Demand in Hong Kong for exposure to Chinese bonds and equities comes despite the fact that China’s CSI 300 index fell 16 percent in 2011, the result of the government’s efforts to cool the economy and to prevent speculative investments, particularly in real estate.

Despite fears of a “hard landing,” Chinese authorities announced on January 17 that the country’s GDP grew 9.2 percent in 2011, down from 10.4 percent a year earlier, which is not bad considering that most developed markets did not grow at all and are on cusp of falling into recession again. China, most economists believe, will slow down in 2012 but still will maintain a minimum of 8 percent GDP growth.

At the center of Hong Kong’s optimism is China’s will to make the city its primary offshore RMB trading center. This gives local banks the opportunity to offer all kinds of RMB-linked products, including RMB-denominated bonds and funds, which is proving to be an attractive investment option for global asset managers. China’s experiment is leading to the introduction of all kinds of new investment instruments in Hong Kong aimed at both China-based and global asset managers.

For example, Renminbi bond issues — also known as dimsum bond issues — topped 100 billion yuan in 2011, almost three times the 36 billion yuan in 2010; and bank deposits topped 600 billion yuan, up from 259 billion yuan at the beginning of 2011, according to the Hong Kong Monetary Authority.

Even though China is now the second-largest economy in world, it remains difficult to invest in China’s capital markets as the government has restricted access by limiting global asset managers to quotas known as Qualified Foreign Institutional Investor schemes, or QFII.

So far, only 135 QFII licenses have been handed out with funds totaling $21.6 billion, less than 1 percent of the market cap of China’s stock markets, according to Shanghai-based research house Z-Ben Advisors. In a move to show that they are loosening up, however, Chinese authorities handed out 14 QFII licenses in December alone, equivalent to the total number handed out in the previous 11 months.

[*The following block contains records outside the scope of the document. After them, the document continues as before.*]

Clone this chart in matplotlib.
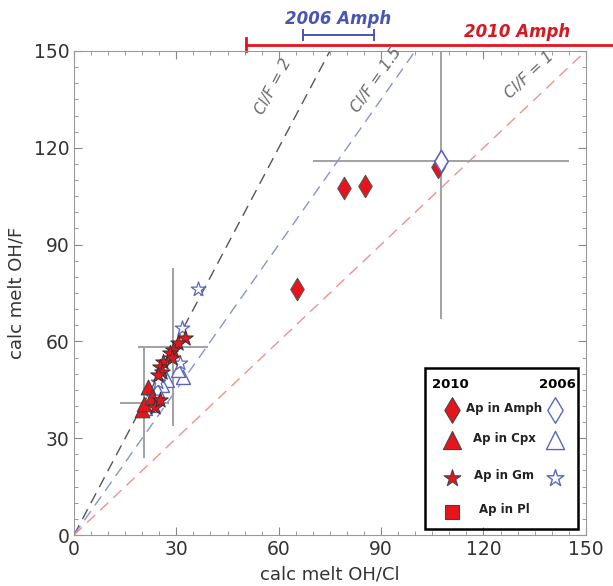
import math
import matplotlib.pyplot as plt
from matplotlib.patches import Rectangle

# ratio lines Cl/F = (OH/F)/(OH/Cl)
ratios = [2, 1.5, 1]
ratio_colors = ['#555555', '#8a92d2', '#f29090']
ratio_labels = ['Cl/F = 2', 'Cl/F = 1.5', 'Cl/F = 1']
ratio_label_pos = [(58.5, 139.0), (88.5, 141.0), (133.5, 142.5)]

# 2010 samples (red, filled)
amph10_x = [65.3, 79.1, 85.3, 106.6]
amph10_y = [76.2, 107.5, 108.2, 114.0]
cpx10_x = [19.8, 20.6, 21.8, 22.8]
cpx10_y = [38.7, 40.5, 46.0, 42.9]
gm10_x = [32.5, 30.6, 29.1, 28.1, 28.6, 26.2, 25.2, 25.7, 24.7, 23.7, 25.2]
gm10_y = [61.0, 59.4, 57.3, 56.3, 54.8, 53.7, 52.2, 50.6, 49.6, 39.8, 41.8]

# 2006 samples (blue, open)
amph06_x = [107.5]
amph06_y = [115.8]
cpx06_x = [32.0, 30.6, 27.2, 25.7, 24.2, 22.3, 20.8]
cpx06_y = [49.1, 51.1, 48.0, 46.5, 44.9, 40.3, 39.3]
gm06_x = [36.3, 31.7, 31.1, 24.7, 23.2]
gm06_y = [76.2, 64.0, 53.2, 47.5, 42.9]

# error bars: x, y, xerr, yerr
err_x = [107.5, 29.1, 20.6]
err_y = [115.8, 58.4, 41.0]
err_xe = [37.5, 10.2, 7.2]
err_ye = [49.0, 24.5, 17.0]

# amphibole ranges shown above the plot
range10 = (50.5, 160)
range06 = (67.0, 88.0)

red = '#e8141c'
blue = '#5c66bd'
grey = '#9a9a9a'

fig = plt.figure(figsize=(6.13, 5.86), dpi=100)
ax = fig.add_axes([0.1207, 0.087, 0.835, 0.826])

xs = [0, 150]
for r, c in zip(ratios, ratio_colors):
    ax.plot(xs, [v * r for v in xs], ls=(0, (8, 5)), color=c, lw=1.0, zorder=1)

for (lx, ly), lab, r in zip(ratio_label_pos, ratio_labels, ratios):
    ang = ax.transData.transform_angles([math.degrees(math.atan(r))], [[lx, ly]])[0]
    ax.text(lx, ly, lab, rotation=ang, rotation_mode='anchor', ha='center', va='center',
            color='#6a6a6a', fontsize=11, style='italic')

ax.errorbar(err_x, err_y, xerr=err_xe, yerr=err_ye, fmt='none', ecolor=grey,
            elinewidth=1.3, capsize=0, zorder=2)

ax.scatter(amph10_x, amph10_y, marker='d', s=130, c=red, edgecolors='#555555', lw=0.8, zorder=4)
ax.scatter(amph06_x, amph06_y, marker='d', s=130, c='white', edgecolors=blue, lw=1.2, zorder=5)
ax.scatter(cpx06_x, cpx06_y, marker='^', s=100, facecolors='white', edgecolors=blue, lw=1.0, zorder=3)
ax.scatter(gm06_x, gm06_y, marker='*', s=120, facecolors='white', edgecolors=blue, lw=0.9, zorder=3)
ax.scatter(cpx10_x, cpx10_y, marker='^', s=110, c=red, edgecolors='#444444', lw=0.8, zorder=4)
ax.scatter(gm10_x, gm10_y, marker='*', s=140, c=red, edgecolors='#333333', lw=0.7, zorder=4)

# ranges above the frame
ax.plot(range10, [152, 152], color=red, lw=2, clip_on=False)
ax.plot([range10[0]] * 2, [150, 154], color=red, lw=2, clip_on=False)
ax.plot(range06, [155, 155], color='#4a56b0', lw=1.4, clip_on=False)
for xv in range06:
    ax.plot([xv, xv], [153.5, 156.5], color='#4a56b0', lw=1.4, clip_on=False)
ax.text(130, 155.8, '2010 Amph', color='#d61820', fontsize=12, fontweight='bold',
        style='italic', ha='center', va='center')
ax.text(77.5, 160, '2006 Amph', color='#4a56b0', fontsize=12, fontweight='bold',
        style='italic', ha='center', va='center')

ax.set_xlim(0, 150)
ax.set_ylim(0, 150)
ax.set_xticks(range(0, 151, 30))
ax.set_yticks(range(0, 151, 30))
ax.set_xticks(range(0, 151, 5), minor=True)
ax.set_yticks(range(0, 151, 5), minor=True)
ax.tick_params(which='both', direction='in', top=True, right=True, colors='#888888',
               labelcolor='#333333', labelsize=13.5)
ax.tick_params(which='major', length=6)
ax.tick_params(which='minor', length=3)
for s in ax.spines.values():
    s.set_color('#999999')
ax.set_xlabel('calc melt OH/Cl', fontsize=13, color='#333333', labelpad=5)
ax.set_ylabel('calc melt OH/F', fontsize=13, color='#333333', labelpad=6)

# hand built legend box
ax.add_patch(Rectangle((0.685, 0.013), 0.3, 0.332, transform=ax.transAxes, fill=False,
                       lw=1.8, edgecolor='black', zorder=6))
ax.text(0.735, 0.311, '2010', transform=ax.transAxes, fontsize=9.5, fontweight='bold',
        ha='center', va='center', zorder=7)
ax.text(0.945, 0.311, '2006', transform=ax.transAxes, fontsize=9.5, fontweight='bold',
        ha='center', va='center', zorder=7)
leg_rows = [('Ap in Amph', 'd', 170, 0.258, True),
            ('Ap in Cpx', '^', 170, 0.196, True),
            ('Ap in Gm', '*', 160, 0.118, True),
            ('Ap in Pl', 's', 90, 0.048, False)]
for lab, m, sz, yy, has06 in leg_rows:
    ax.scatter([0.738], [yy], marker=m, s=sz, c=red, edgecolors='#444444', lw=0.8,
               transform=ax.transAxes, zorder=7, clip_on=False)
    ax.text(0.84, yy + 0.004, lab, transform=ax.transAxes, fontsize=8.5, fontweight='bold',
            ha='center', va='center', color='#222222', zorder=7)
    if has06:
        ax.scatter([0.94], [yy], marker=m, s=sz, facecolors='white', edgecolors=blue, lw=1.0,
                   transform=ax.transAxes, zorder=7, clip_on=False)

fig.savefig('out.png', dpi=100)
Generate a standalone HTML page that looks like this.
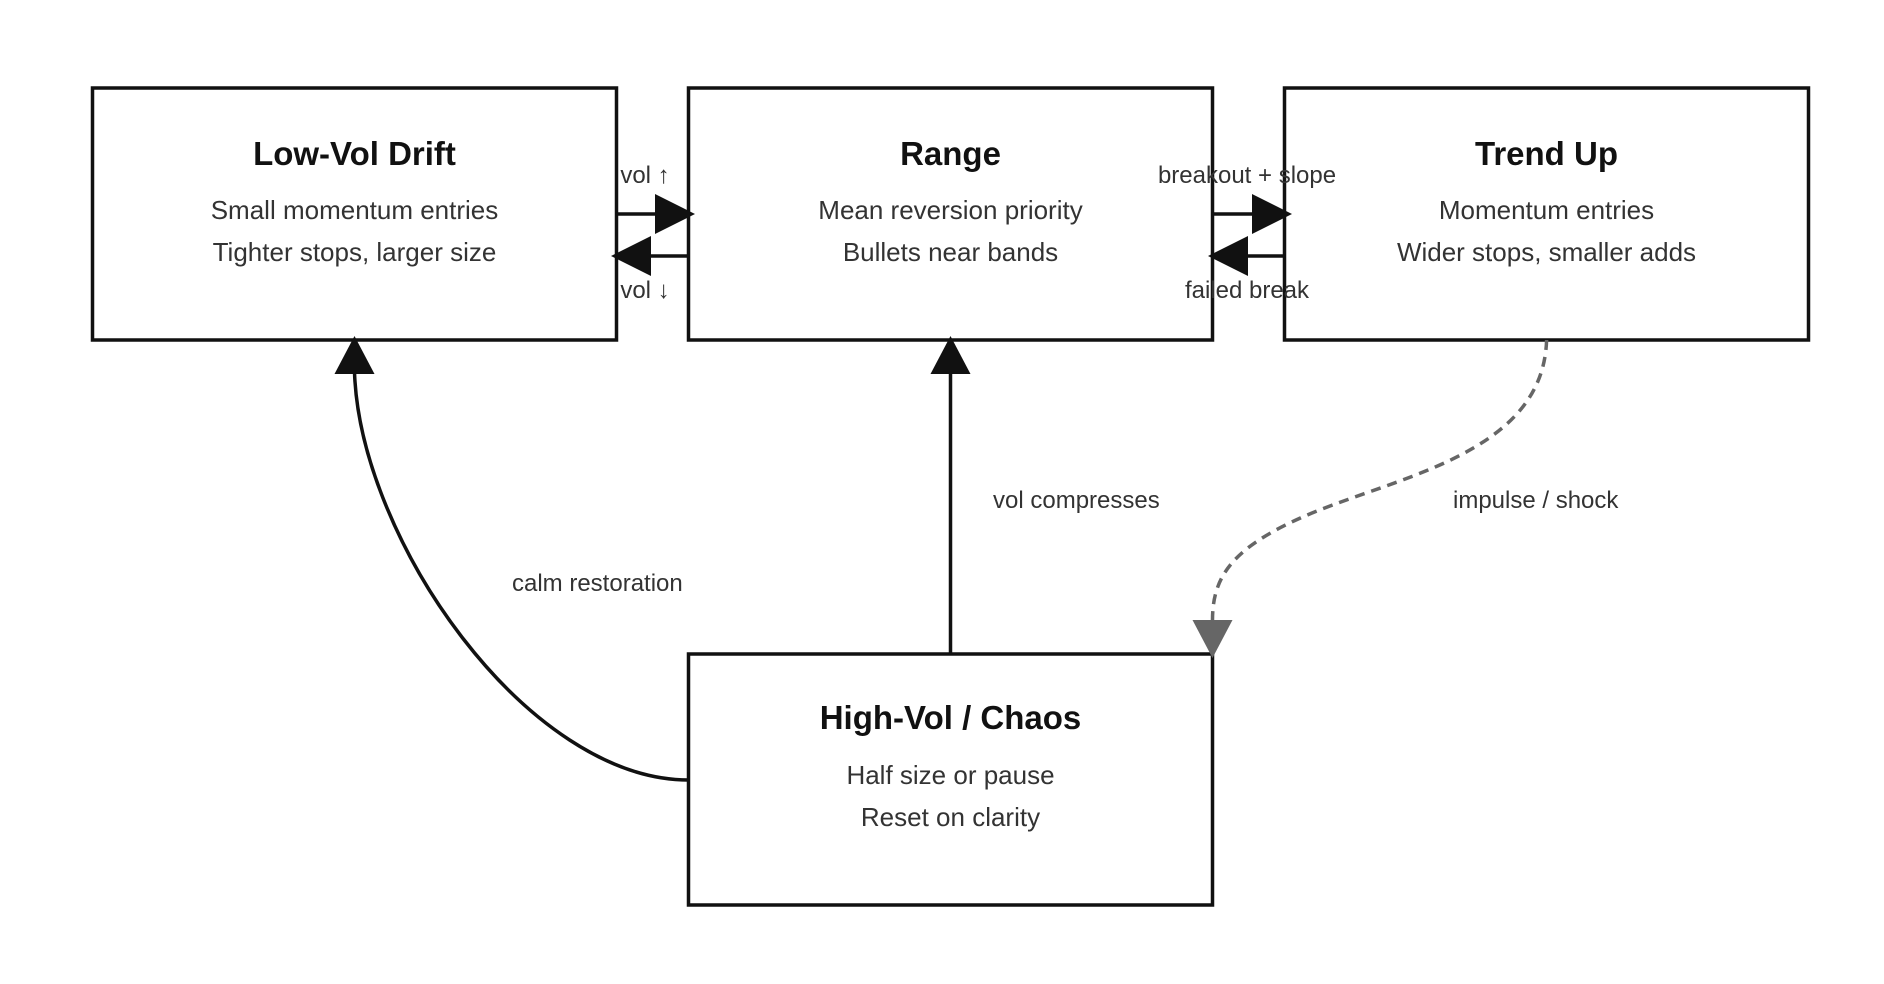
<!DOCTYPE html>
<html><head><meta charset="utf-8"><style>
html,body{margin:0;padding:0;background:#fff;}
svg{display:block;font-family:"Liberation Sans",sans-serif;}
.t{font-weight:bold;font-size:33px;fill:#111;text-anchor:middle;}
.b{font-size:26px;fill:#333;text-anchor:middle;}
.l{font-size:24px;fill:#333;}
</style></head><body>
<svg width="1884" height="984" viewBox="0 0 1884 984" xmlns="http://www.w3.org/2000/svg">
<g fill="#fff" stroke="#111" stroke-width="3.5">
<rect x="92.5" y="88" width="524" height="252"/>
<rect x="688.5" y="88" width="524" height="252"/>
<rect x="1284.5" y="88" width="524" height="252"/>
<rect x="688.5" y="654" width="524" height="251"/>
</g>
<text class="t" x="354.5" y="165">Low-Vol Drift</text>
<text class="b" x="354.5" y="219">Small momentum entries</text>
<text class="b" x="354.5" y="261">Tighter stops, larger size</text>
<text class="t" x="950.5" y="165">Range</text>
<text class="b" x="950.5" y="219">Mean reversion priority</text>
<text class="b" x="950.5" y="261">Bullets near bands</text>
<text class="t" x="1546.5" y="165">Trend Up</text>
<text class="b" x="1546.5" y="219">Momentum entries</text>
<text class="b" x="1546.5" y="261">Wider stops, smaller adds</text>
<text class="t" x="950.5" y="729">High-Vol / Chaos</text>
<text class="b" x="950.5" y="784">Half size or pause</text>
<text class="b" x="950.5" y="826">Reset on clarity</text>
<g stroke="#111" stroke-width="3.5" fill="none">
<line x1="616" y1="214" x2="658" y2="214"/>
<line x1="689" y1="256" x2="648" y2="256"/>
<line x1="1212" y1="214" x2="1255" y2="214"/>
<line x1="1285" y1="256" x2="1244" y2="256"/>
<line x1="950.5" y1="654" x2="950.5" y2="372"/>
<path d="M688.6,780 C528,780 360,540 354.5,372"/>
</g>
<g fill="#111">
<polygon points="655,194 695,214 655,234"/>
<polygon points="651,236 611,256 651,276"/>
<polygon points="1252,194 1292,214 1252,234"/>
<polygon points="1248,236 1208,256 1248,276"/>
<polygon points="930.5,374 950.5,336 970.5,374"/>
<polygon points="334.5,374 354.5,336 374.5,374"/>
</g>
<path d="M1546.6,340 C1543,458 1386,478 1296,520 C1231,550 1212.5,578 1212.5,620" stroke="#666" stroke-width="3.5" fill="none" stroke-dasharray="10,7"/>
<polygon points="1192.5,620 1232.5,620 1212.5,658" fill="#666"/>
<text class="l" x="645" y="183" text-anchor="middle">vol ↑</text>
<text class="l" x="645" y="298" text-anchor="middle">vol ↓</text>
<text class="l" x="1247" y="183" text-anchor="middle">breakout + slope</text>
<text class="l" x="1247" y="298" text-anchor="middle">failed break</text>
<text class="l" x="993" y="508">vol compresses</text>
<text class="l" x="1453" y="508">impulse / shock</text>
<text class="l" x="512" y="591">calm restoration</text>
</svg>
</body></html>
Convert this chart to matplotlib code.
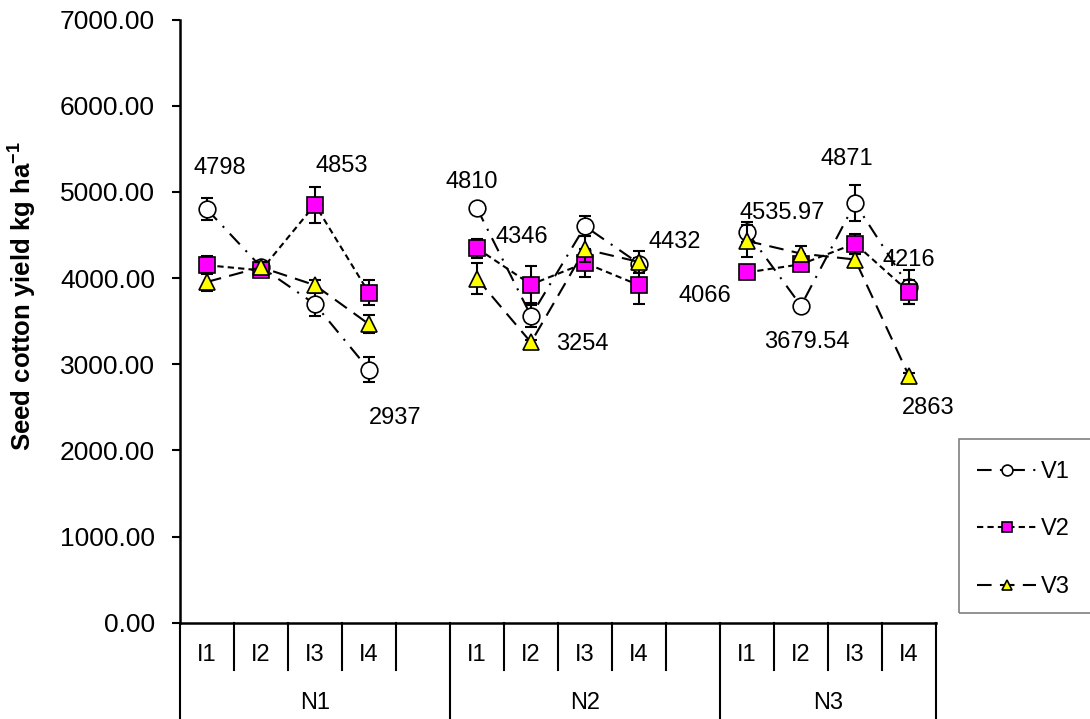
import numpy as np
import matplotlib
matplotlib.use('Agg')
import matplotlib.pyplot as plt
import matplotlib.transforms as mtransforms
from matplotlib.patches import Rectangle

plt.rcParams['font.family'] = ['Liberation Sans', 'DejaVu Sans']
plt.rcParams['mathtext.fontset'] = 'custom'
plt.rcParams['mathtext.rm'] = 'Liberation Sans'
plt.rcParams['mathtext.bf'] = 'Liberation Sans:bold'

# categories: irrigation levels inside each nitrogen group
groups = ['N1', 'N2', 'N3']
levels = ['I1', 'I2', 'I3', 'I4']

# seed cotton yield per variety, one list per N group (I1..I4)
v1 = [[4798, 4130, 3697, 2937], [4810, 3562, 4602, 4169], [4535.97, 3679.54, 4871, 3900]]
v2 = [[4150, 4090, 4853, 3828], [4346, 3926, 4176, 3918], [4066, 4161, 4401, 3840]]
v3 = [[3956, 4126, 3918, 3465], [3995, 3254, 4335, 4188], [4432, 4285, 4216, 2863]]

# standard errors
v1_err = [[128, 60, 135, 145], [30, 128, 116, 60], [116, 30, 212, 200]]
v2_err = [[104, 50, 209, 145], [110, 217, 162, 220], [40, 60, 116, 135]]
v3_err = [[104, 60, 60, 104], [180, 30, 150, 128], [190, 85, 60, 30]]

# value labels: (series, group, level, text, dx, dy) offsets in points
value_labels = [
    (0, 0, 0, '4798', 9, 30), (1, 0, 2, '4853', 19, 28), (0, 0, 3, '2937', 19, -35),
    (0, 1, 0, '4810', -4, 19), (1, 1, 0, '4346', 32, 8), (2, 1, 1, '3254', 37, -1),
    (2, 2, 0, '4432', -52, -1), (1, 2, 0, '4066', -30, -17), (0, 2, 0, '4535.97', 25, 14),
    (0, 2, 1, '3679.54', 4, -26), (0, 2, 2, '4871', -6, 32), (2, 2, 2, '4216', 39, 0),
    (2, 2, 3, '2863', 14, -23),
]


def flatten(series):
    # a blank slot after N1 and N2 breaks the lines between groups
    out = []
    for k, vals in enumerate(series):
        out.extend(vals)
        if k < len(series) - 1:
            out.append(np.nan)
    return np.array(out, dtype=float)


n_cat = len(groups) * (len(levels) + 1) - 1
x = np.arange(n_cat) + 0.5

fig = plt.figure(figsize=(10.9, 7.19), dpi=100)
ax = fig.add_axes([180 / 1090, 96.3 / 719, 756 / 1090, 603 / 719])

styles = [
    dict(label='V1', data=v1, err=v1_err, marker='o', mfc='white', ms=12, dashes=(7, 4, 1, 4)),
    dict(label='V2', data=v2, err=v2_err, marker='s', mfc='#ff00ff', ms=11.5, dashes=(3, 2)),
    dict(label='V3', data=v3, err=v3_err, marker='^', mfc='#ffff00', ms=12, dashes=(7, 4)),
]

handles = []
for z, st in enumerate(styles):
    y = flatten(st['data'])
    e = flatten(st['err'])
    ax.errorbar(x, y, yerr=e, fmt='none', ecolor='black', elinewidth=1.5,
                capsize=4.5, capthick=1.5, zorder=2 + 2 * z)
    line, = ax.plot(x, y, color='black', lw=1.5, dashes=st['dashes'],
                    marker=st['marker'], ms=st['ms'], mfc=st['mfc'], mec='black',
                    mew=1.2, zorder=3 + 2 * z, label=st['label'])
    handles.append(line)

all_series = [v1, v2, v3]
for s, g, l, txt, dx, dy in value_labels:
    xi = g * (len(levels) + 1) + l + 0.5
    ax.annotate(txt, (xi, all_series[s][g][l]), xytext=(dx, dy), textcoords='offset points',
                ha='center', va='center', fontsize=17, zorder=10)

ax.set_xlim(0, n_cat)
ax.set_ylim(0, 7000)
ax.set_yticks(np.arange(0, 7001, 1000))
ax.set_yticklabels(['%.2f' % t for t in np.arange(0, 7001, 1000)], fontsize=19)
ax.tick_params(axis='y', direction='out', length=6, width=1.5, pad=12)
ax.set_xticks([])
for side in ['top', 'right']:
    ax.spines[side].set_visible(False)
ax.spines['left'].set_linewidth(1.8)
ax.spines['bottom'].set_linewidth(1.8)

# two-level category axis
trans = mtransforms.blended_transform_factory(ax.transData, ax.transAxes)
short = -47.3 / 603
long_ = -96.3 / 603
for g in range(len(groups)):
    start = g * (len(levels) + 1)
    for l, name in enumerate(levels):
        ax.text(start + l + 0.5, -32.3 / 603, name, transform=trans, ha='center',
                va='center', fontsize=17)
    for b in range(1, len(levels) + 1):
        if start + b < n_cat:
            ax.plot([start + b, start + b], [0, short], transform=trans, color='black',
                    lw=1.5, clip_on=False)
    end = min(start + len(levels) + 1, n_cat)
    ax.text((start + end) / 2, -80.3 / 603, groups[g], transform=trans, ha='center',
            va='center', fontsize=17)
for b in [0, 5, 10, 14]:
    ax.plot([b, b], [0, long_], transform=trans, color='black', lw=1.5, clip_on=False)

fig.text(22 / 1090, 1 - 296 / 719, r'Seed cotton yield kg ha$^{\mathbf{-1}}$',
         rotation=90, ha='center', va='center', fontsize=18.5, fontweight='bold')

# legend box
fig.patches.append(Rectangle((959 / 1090, 1 - 613 / 719), 140 / 1090, 174 / 719,
                             transform=fig.transFigure, fill=False, edgecolor='#808080',
                             lw=1.2))
fig.legend(handles=handles, loc='upper left', bbox_to_anchor=(977 / 1090, 1 - 461 / 719),
           frameon=False, fontsize=17, handlelength=2.5, handletextpad=0.2,
           labelspacing=1.5, markerscale=0.65, borderaxespad=0, borderpad=0)

fig.savefig('out.png', dpi=100)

China is also allowing more of its own financial services companies to expand operations in Hong Kong. So far, there are ten Chinese asset managers with operations in Hong Kong, and three more are on the way as they only recently received regulatory approval from mainland authorities, says Tony Skriba, an analyst with Z-Ben Advisors. A total of 15 Chinese brokerages also have set up subsidiaries in Hong Kong.

A total of 29 mainland brokers and asset managers have been granted licenses by authorities to set up “Qualified Domestic Institutional Investor” funds (QDII) in Hong Kong, which allow them to raise capital from mainland Chinese investors to buy Hong Kong equities.

“Despite rapid development and improvement of onshore financial markets, many Chinese firms feel they are unable to gain global experience unless they head to Hong Kong,” Skriba says. “Hong Kong is also close enough to their comfort zone — at least in investment expertise — that it makes a natural first step,” says Skriba, adding that most Chinese brokers and asset managers still specialize in offering China-themed products to global investors through H-shares.